Louis Bellahcène, 56 ans, ex-gérant d'une entreprise de tuyauterie en invalidité, est lui suspecté d'avoir servi d'intermédiaire entre les malfrats et ses précieux contacts sur les docks. "Les gens pensent que je suis le roi du port" mais ce ne sont que "des bavardages", a-t-il assuré pendant l'instruction.
Lors des interrogatoires, Dione Mendy et lui ont peiné à justifier leur train de vie: nombreux véhicules, vêtements de marque, biens immobiliers ou achats en espèces.
- Sur écoute -
Tous vivaient ou gravitaient dans le quartier historique des dockers, "Les Neiges", enclavé dans la zone portuaire.
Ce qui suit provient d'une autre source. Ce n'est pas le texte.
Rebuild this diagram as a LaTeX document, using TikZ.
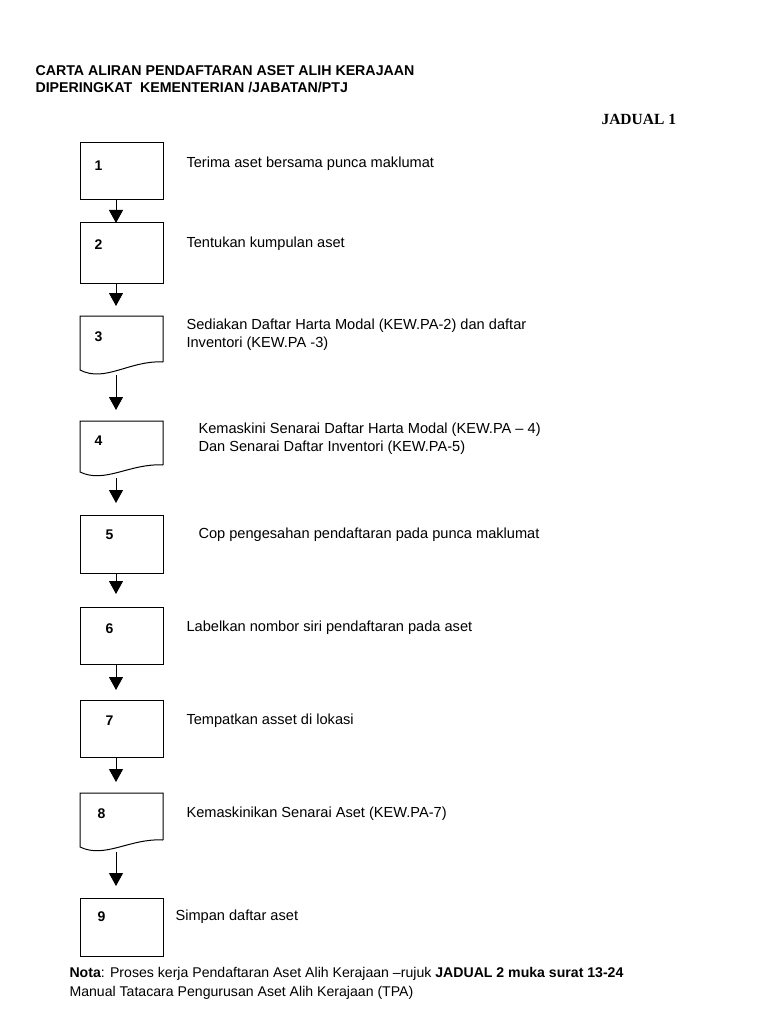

Ils fréquentaient les mêmes bars, s'y laissaient messages et colis.
L'enquête débute en janvier 2017, quand la police est mise sur la piste d'un trafic international de stupéfiants en provenance d'Amérique du Sud.
L'installation de micros dans les logements de l'équipe ciblée leur permet d'entendre les suspects détailler leurs activités criminelles: modes opératoires, complices et opérations à venir.
A partir des seules conversations, 1,3 tonne de cocaïne et 445 kilos de résine de cannabis seront saisis sur plusieurs bateaux.
Ces écoutes sont "le socle du dossier", a souligné mercredi le président de la cour.
Il en ressort que le groupe était chargé "d'extraire la cocaïne des containers", en s'assurant les services des dockers ou des conducteurs de camions, déroule-t-il.
Avec un prix au kilo entre 2.500 et 4.000 euros, les employés portuaires haut placés pouvaient toucher jusqu'à 150.000 euros, les chauffeurs de "cavaliers" (chariots soulevant les containers), 50.000.
Huit personnes, dont des personnels portuaires, ont déjà été condamnées en correctionnelle et trois relaxées.
Ce trafic n'était pas "sans risque", souligne le président de la cour: un docker mis en examen a été retrouvé mort en 2020 après un enlèvement à son domicile. L'instruction est en cours.